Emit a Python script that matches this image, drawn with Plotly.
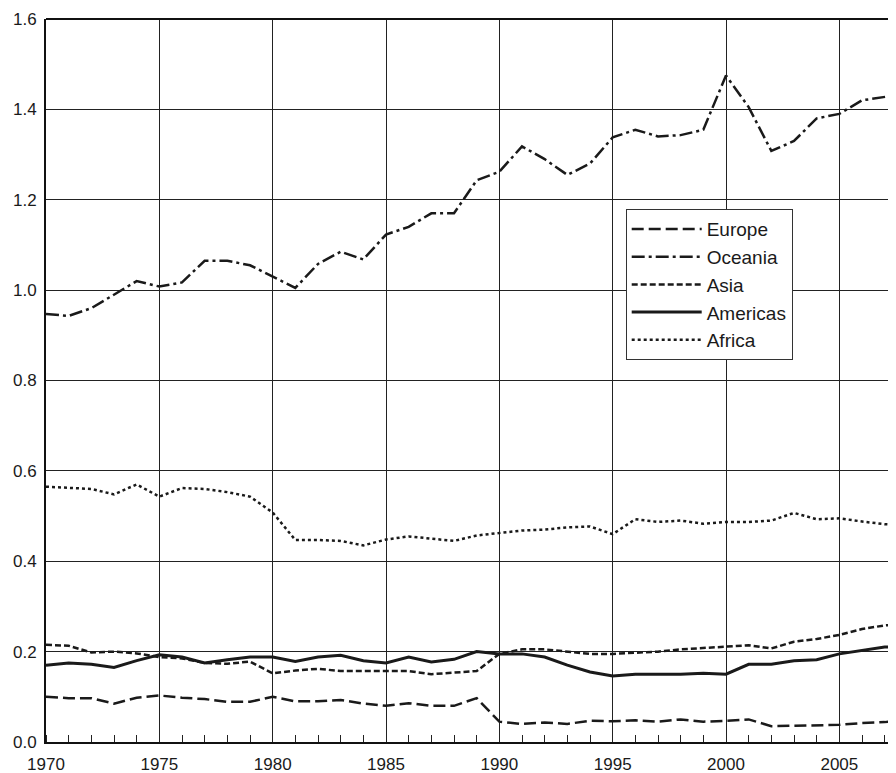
import plotly.graph_objects as go

years = list(range(1970, 2009))

europe = [0.100, 0.097, 0.097, 0.085, 0.098, 0.103, 0.098, 0.095, 0.089, 0.089,
          0.100, 0.090, 0.090, 0.093, 0.085, 0.080, 0.086, 0.080, 0.080, 0.097,
          0.045, 0.040, 0.043, 0.040, 0.047, 0.046, 0.048, 0.045, 0.050, 0.045,
          0.047, 0.050, 0.035, 0.036, 0.036, 0.038, 0.042, 0.044, 0.050]
oceania = [0.947, 0.943, 0.960, 0.990, 1.020, 1.008, 1.017, 1.065, 1.065, 1.055,
           1.030, 1.005, 1.058, 1.085, 1.068, 1.123, 1.140, 1.170, 1.170, 1.243,
           1.262, 1.318, 1.290, 1.255, 1.280, 1.338, 1.355, 1.340, 1.343, 1.355,
           1.475, 1.405, 1.308, 1.330, 1.380, 1.390, 1.420, 1.427, 1.435]
asia = [0.215, 0.213, 0.198, 0.200, 0.196, 0.188, 0.185, 0.175, 0.173, 0.178,
        0.152, 0.158, 0.162, 0.157, 0.157, 0.157, 0.157, 0.150, 0.153, 0.157,
        0.195, 0.205, 0.205, 0.200, 0.195, 0.195, 0.198, 0.200, 0.205, 0.208,
        0.212, 0.214, 0.207, 0.222, 0.228, 0.237, 0.250, 0.258, 0.262]
americas = [0.170, 0.175, 0.172, 0.165, 0.180, 0.193, 0.188, 0.175, 0.182, 0.188,
            0.188, 0.178, 0.188, 0.192, 0.180, 0.175, 0.188, 0.177, 0.183, 0.200,
            0.195, 0.195, 0.188, 0.170, 0.155, 0.146, 0.150, 0.150, 0.150, 0.152,
            0.150, 0.172, 0.172, 0.180, 0.182, 0.195, 0.203, 0.210, 0.210]
africa = [0.565, 0.563, 0.560, 0.548, 0.570, 0.543, 0.562, 0.560, 0.553, 0.543,
          0.508, 0.447, 0.447, 0.445, 0.435, 0.448, 0.455, 0.450, 0.445, 0.457,
          0.462, 0.468, 0.470, 0.475, 0.477, 0.460, 0.493, 0.487, 0.490, 0.483,
          0.487, 0.487, 0.490, 0.507, 0.493, 0.495, 0.488, 0.482, 0.480]

series = [
    ("Europe", europe, "12px,5px", 2.5),
    ("Oceania", oceania, "13px,4px,3px,4px", 2.5),
    ("Asia", asia, "6px,3px", 2.5),
    ("Americas", americas, "solid", 3),
    ("Africa", africa, "3px,3px", 2.5),
]

fig = go.Figure()
for name, vals, dash, w in series:
    fig.add_trace(go.Scatter(x=years, y=vals, mode="lines", name=name,
                             line=dict(color="#1a1a1a", width=w, dash=dash)))

# page body adds 8px, so the figure is sized to fill the window exactly
fig.update_layout(
    width=888, height=765,
    margin=dict(l=38, r=0, t=11, b=31),
    paper_bgcolor="white", plot_bgcolor="white",
    font=dict(family="Liberation Sans, Arial", size=17, color="#1a1a1a"),
    legend=dict(x=0.682, y=0.737, xanchor="left", yanchor="top",
                bordercolor="#333", borderwidth=1, bgcolor="white",
                font=dict(size=19), itemwidth=70),
    showlegend=True,
)
fig.update_xaxes(range=[1970, 2007.5], tickvals=list(range(1970, 2010, 5)),
                 showgrid=True, gridcolor="#222", gridwidth=1,
                 showline=True, linecolor="#111", linewidth=2, zeroline=False,
                 ticks="", ticklabelstandoff=6,
                 minor=dict(dtick=1, ticks="inside", ticklen=7,
                            tickcolor="#222", showgrid=False))
fig.update_yaxes(range=[0, 1.6], dtick=0.2, tickformat=".1f",
                 showgrid=True, gridcolor="#222", gridwidth=1,
                 showline=True, linecolor="#111", linewidth=2, zeroline=False,
                 ticks="", ticklabelstandoff=4)
fig.add_shape(type="line", xref="paper", yref="paper", x0=0, x1=1, y0=1, y1=1,
              line=dict(color="#111", width=2))

fig.write_html("out.html")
= = = = = = =
Repeat the listing above up to and including the line with "years = list(range(1970, 2009))", starting from its first line. Drop any pictures.

* [Finished answer]
Emit a Python script that matches this image, drawn with Plotly.
import plotly.graph_objects as go

years = list(range(1970, 2009))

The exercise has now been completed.